Still, she said, the same issues she saw at work during the Vietnam War era persist today. “This was 50 years ago,” she said referring to the Pentagon Papers leak. “The tendrils and the filaments (that) were at that time still exist now. The lies exist now. In my 78 years, there hasn’t been a single year that I know of where there has not been a war.”

After Ellsberg leaked the approximately 7,000 pages to The New York Times, the paper had to stop publishing the material because of a government injunction. But, because portions were leaked to various newspapers around the country, publication continued. “It was Gar that said let’s do it one by one, piece by piece,” Ellsberg said. “I had not imagined an injunction.”
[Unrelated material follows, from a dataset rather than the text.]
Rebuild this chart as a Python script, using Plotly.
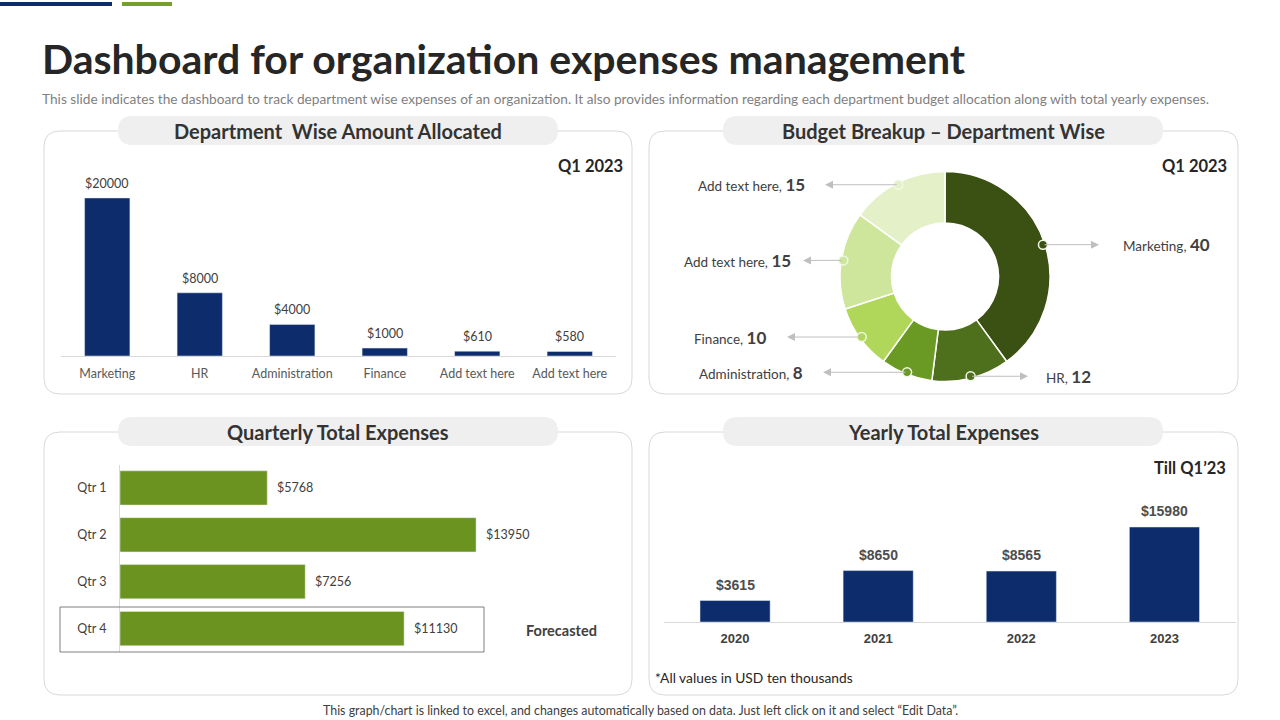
import math
import plotly.graph_objects as go

# ---------------- data ----------------
dept_categories = ["Marketing", "HR", "Administration", "Finance", "Add text here", "Add text here"]
dept_amounts = [20000, 8000, 4000, 1000, 610, 580]

budget_labels = ["Marketing", "HR", "Administration", "Finance", "Add text here", "Add text here"]
budget_shares = [40, 12, 8, 10, 15, 15]

quarters = ["Qtr 1", "Qtr 2", "Qtr 3", "Qtr 4"]
quarter_expenses = [5768, 13950, 7256, 11130]

years = ["2020", "2021", "2022", "2023"]
yearly_expenses = [3615, 8650, 8565, 15980]

# ---------------- styling ----------------
W, H = 1280, 720
NAVY = "#0d2c6b"
GREEN = "#6b931f"
DONUT_COLORS = ["#3b5113", "#4e6f1c", "#6b9a24", "#b0d75a", "#cde69c", "#e4f1c8"]
BODY_FONT = "Lato"
HEAD_FONT = "Lato"
ARIAL = "Liberation Sans"


def X(p):
    return p / W


def Y(p):
    return 1 - p / H


def rrect_path(x0, y0, x1, y1, r):
    pts = [
        ("M", [(x0 + r, y0)]), ("L", [(x1 - r, y0)]), ("Q", [(x1, y0), (x1, y0 + r)]),
        ("L", [(x1, y1 - r)]), ("Q", [(x1, y1), (x1 - r, y1)]), ("L", [(x0 + r, y1)]),
        ("Q", [(x0, y1), (x0, y1 - r)]), ("L", [(x0, y0 + r)]), ("Q", [(x0, y0), (x0 + r, y0)]),
    ]
    s = ""
    for cmd, ps in pts:
        s += cmd + " " + " ".join(f"{X(a):.5f},{Y(b):.5f}" for a, b in ps) + " "
    return s + "Z"


fig = go.Figure()

# ---- chart 1 : department wise amount allocated ----
dept_x = list(range(len(dept_categories)))
fig.add_trace(go.Bar(x=dept_x, y=dept_amounts, marker_color=NAVY, width=0.49,
                     xaxis="x", yaxis="y", hoverinfo="skip"))

# ---- chart 2 : donut ----
fig.add_trace(go.Pie(values=budget_shares, text=budget_labels, hole=0.51, sort=False,
                     direction="clockwise", rotation=0, textinfo="none",
                     marker=dict(colors=DONUT_COLORS, line=dict(color="white", width=1.5)),
                     domain=dict(x=[X(840), X(1050)], y=[Y(381.5), Y(171.5)]),
                     hoverinfo="text+value", showlegend=False))

# ---- chart 3 : quarterly expenses ----
fig.add_trace(go.Bar(y=quarters, x=quarter_expenses, orientation="h", marker_color=GREEN,
                     width=0.73, xaxis="x3", yaxis="y3", hoverinfo="skip"))

# ---- chart 4 : yearly expenses ----
year_x = list(range(len(years)))
fig.add_trace(go.Bar(x=year_x, y=yearly_expenses, marker_color=NAVY, width=0.49,
                     xaxis="x4", yaxis="y4", hoverinfo="skip"))

annotations = []
shapes = []

# header deco bars
shapes.append(dict(type="rect", xref="paper", yref="paper", x0=X(0), x1=X(112), y0=Y(6), y1=Y(2),
                   fillcolor=NAVY, line_width=0, layer="above"))
shapes.append(dict(type="rect", xref="paper", yref="paper", x0=X(122), x1=X(172), y0=Y(6), y1=Y(2),
                   fillcolor="#76a02c", line_width=0, layer="above"))

# panels and header pills
panels = [(44, 131, 632, 394), (649, 131, 1238, 394), (44, 432, 632, 695), (649, 432, 1238, 695)]
pills = [(118, 116, 558, 145), (723, 116, 1163, 145), (118, 417, 558, 446), (723, 417, 1163, 446)]
pill_titles = ["Department  Wise Amount Allocated", "Budget Breakup \u2013 Department Wise",
               "Quarterly Total Expenses", "Yearly Total Expenses"]
for (x0, y0, x1, y1) in panels:
    shapes.append(dict(type="path", xref="paper", yref="paper", path=rrect_path(x0, y0, x1, y1, 16),
                       line=dict(color="#d9d9d9", width=1), fillcolor="rgba(0,0,0,0)", layer="below"))
for (x0, y0, x1, y1), t in zip(pills, pill_titles):
    shapes.append(dict(type="path", xref="paper", yref="paper",
                       path=rrect_path(x0, y0, x1, y1, (y1 - y0) / 2),
                       line=dict(width=0), fillcolor="#efefef", layer="below"))
    annotations.append(dict(xref="paper", yref="paper", x=X((x0 + x1) / 2), y=Y((y0 + y1) / 2),
                            text=f"<b>{t}</b>", showarrow=False, xanchor="center", yanchor="middle",
                            font=dict(family=HEAD_FONT, size=20, color="#333333")))

# title / subtitle / footer
annotations.append(dict(xref="paper", yref="paper", x=X(40), y=Y(58), xanchor="left", yanchor="middle",
                        text="<b>Dashboard for organization expenses management</b>", showarrow=False,
                        font=dict(family=HEAD_FONT, size=41, color="#262626")))
annotations.append(dict(xref="paper", yref="paper", x=X(40), y=Y(99), xanchor="left", yanchor="middle",
                        text="This slide indicates the dashboard to track department wise expenses of an organization. "
                             "It also provides information regarding each department budget allocation along with total yearly expenses.",
                        showarrow=False, font=dict(family=BODY_FONT, size=13.7, color="#7f7f7f")))
annotations.append(dict(xref="paper", yref="paper", x=X(640), y=Y(710), xanchor="center", yanchor="middle",
                        text="This graph/chart is linked to excel, and changes automatically based on data. "
                             "Just left click on it and select \u201cEdit Data\u201d.",
                        showarrow=False, font=dict(family=BODY_FONT, size=12.4, color="#404040")))

# period labels
for x, y, t in [(625, 166, "Q1 2023"), (1229, 166, "Q1 2023"), (1228, 468, "Till Q1\u201923")]:
    annotations.append(dict(xref="paper", yref="paper", x=X(x), y=Y(y), xanchor="right", yanchor="middle",
                            text=f"<b>{t}</b>", showarrow=False,
                            font=dict(family=BODY_FONT, size=16.5, color="#262626")))

# chart 1 value labels
for xi, v in zip(dept_x, dept_amounts):
    annotations.append(dict(xref="x", yref="y", x=xi, y=v, yanchor="bottom", yshift=5,
                            text=f"${v}", showarrow=False,
                            font=dict(family=BODY_FONT, size=12.5, color="#404040")))

# chart 3 value labels
for q, v in zip(quarters, quarter_expenses):
    annotations.append(dict(xref="x3", yref="y3", x=v, y=q, xanchor="left", xshift=8,
                            text=f"${v}", showarrow=False,
                            font=dict(family=BODY_FONT, size=12.5, color="#404040")))
shapes.append(dict(type="rect", xref="paper", yref="paper", x0=X(60), x1=X(484), y0=Y(652), y1=Y(607),
                   line=dict(color="#7f7f7f", width=1), fillcolor="rgba(0,0,0,0)", layer="above"))
annotations.append(dict(xref="paper", yref="paper", x=X(561), y=Y(630), xanchor="center", yanchor="middle",
                        text="<b>Forecasted</b>", showarrow=False,
                        font=dict(family=BODY_FONT, size=14.5, color="#404040")))

# chart 4 value labels
for xi, v in zip(year_x, yearly_expenses):
    annotations.append(dict(xref="x4", yref="y4", x=xi, y=v, yanchor="bottom", yshift=6,
                            text=f"<b>${v}</b>", showarrow=False,
                            font=dict(family=ARIAL, size=14, color="#4d4d4d")))
annotations.append(dict(xref="paper", yref="paper", x=X(653), y=Y(677), xanchor="left", yanchor="middle",
                        text="*All values in USD ten thousands", showarrow=False,
                        font=dict(family=BODY_FONT, size=13.8, color="#262626")))

# donut leader dots, arrows and labels (positions derived from the slice mid-angles)
CX, CY, R = 945, 276.5, 105
arrow_tips = [1099, 1028, 823, 787, 803, 825]
label_gaps = [22, 16, 18, 19, 10, 18]
total = sum(budget_shares)
cum = 0
for i, (lab, v) in enumerate(zip(budget_labels, budget_shares)):
    mid = (cum + v / 2) / total * 2 * math.pi
    cum += v
    dx = CX + (R - 2) * math.sin(mid)
    dy = CY - (R - 2) * math.cos(mid)
    tip = arrow_tips[i]
    annotations.append(dict(xref="paper", yref="paper", x=X(tip), y=Y(dy), ax=dx - tip, ay=0,
                            text="", showarrow=True, arrowhead=2, arrowsize=1.6, arrowwidth=1,
                            arrowcolor="#bfbfbf"))
    shapes.append(dict(type="circle", xref="paper", yref="paper", x0=X(dx - 4.5), x1=X(dx + 4.5),
                       y0=Y(dy + 4.5), y1=Y(dy - 4.5), fillcolor=DONUT_COLORS[i],
                       line=dict(color="#f2f8e6", width=1.5), layer="above"))
    right = dx > CX
    annotations.append(dict(xref="paper", yref="paper",
                            x=X(tip + label_gaps[i]) if right else X(tip - label_gaps[i]),
                            y=Y(dy), xanchor="left" if right else "right", yanchor="middle",
                            text=f"{lab}, <b><span style='font-size:17px'>{v}</span></b>",
                            showarrow=False, font=dict(family=BODY_FONT, size=13.5, color="#404040")))

fig.update_layout(
    width=W, height=H, autosize=False, margin=dict(l=0, r=0, t=0, b=0),
    paper_bgcolor="white", plot_bgcolor="rgba(0,0,0,0)", showlegend=False,
    annotations=annotations, shapes=shapes,
    xaxis=dict(domain=[X(61), X(616)], range=[-0.5, len(dept_x) - 0.5], tickvals=dept_x,
               ticktext=dept_categories, showline=True, linecolor="#d9d9d9", linewidth=1,
               showgrid=False, zeroline=False, ticks="", ticklabelstandoff=6, fixedrange=True,
               tickfont=dict(family=BODY_FONT, size=12.5, color="#595959"), anchor="y"),
    yaxis=dict(domain=[Y(356), Y(170)], range=[0, max(dept_amounts) * 1.177], visible=False,
               showgrid=False, zeroline=False, anchor="x"),
    xaxis3=dict(domain=[X(120), X(600)], range=[0, max(quarter_expenses) * 1.348], visible=False,
                showgrid=False, zeroline=False, anchor="y3"),
    yaxis3=dict(domain=[Y(652), Y(464.5)], autorange="reversed", type="category", showline=True,
                linecolor="#d9d9d9", linewidth=1, showgrid=False, zeroline=False, ticks="",
                ticklabelstandoff=10, tickfont=dict(family=BODY_FONT, size=12.5, color="#404040"),
                anchor="x3"),
    xaxis4=dict(domain=[X(663.5), X(1236)], range=[-0.5, len(year_x) - 0.5], tickvals=year_x,
                ticktext=[f"<b>{y}</b>" for y in years], showline=True, linecolor="#d9d9d9",
                linewidth=1, showgrid=False, zeroline=False, ticks="", ticklabelstandoff=4,
                tickfont=dict(family=ARIAL, size=13, color="#404040"), anchor="y4"),
    yaxis4=dict(domain=[Y(622), Y(480)], range=[0, max(yearly_expenses) * 1.495], visible=False,
                showgrid=False, zeroline=False, anchor="x4"),
)

fig.write_html("out.html")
Reflecting on the Pentagon Papers, Alperovitz said the leak highlights how people now can act for justice. “I don’t want to preach about it, but it really is a bad time in American politics and history that each of us can address in some way. That’s the story of the Pentagon Papers. That’s the story of Dan …. there is a choice in almost every day, if you look in the mirror, you can do something.”

Ellsberg spoke in support of freeing Chelsea Manning, who is in jail for refusing to testify to a grand jury investigating WikiLeaks and served years in prison for leaking military and diplomatic documents.

“I invented mass leaking,” Ellsberg said. “But unfortunately, I waited 39 years for the next mass leak and that was Chelsea Manning.”

In addition to documents from Ellsberg’s trial, the collection will include his assessments of the Vietnam War; his analyses of decision-making during the Cuban Missile Crisis; and a variety of other documents relating to Ellsberg’s anti-war and anti-nuclear activism, according to UMass.

After the panel discussion, audience members asked questions. One came from Randy Kehler, who had inspired Ellsberg to take action after Kehler spoke about how he faced jail time for refusing to comply with the Vietnam war draft.

Kehler told the room that he often hears a question about standing up for justice. “What good will it do? You won’t influence anyone, it’s futile. Why take the time?” he said. “I say, I gave a speech once. Who knew that you were in the audience,” he said, referring to Ellsberg, “and what you would do just hearing that.”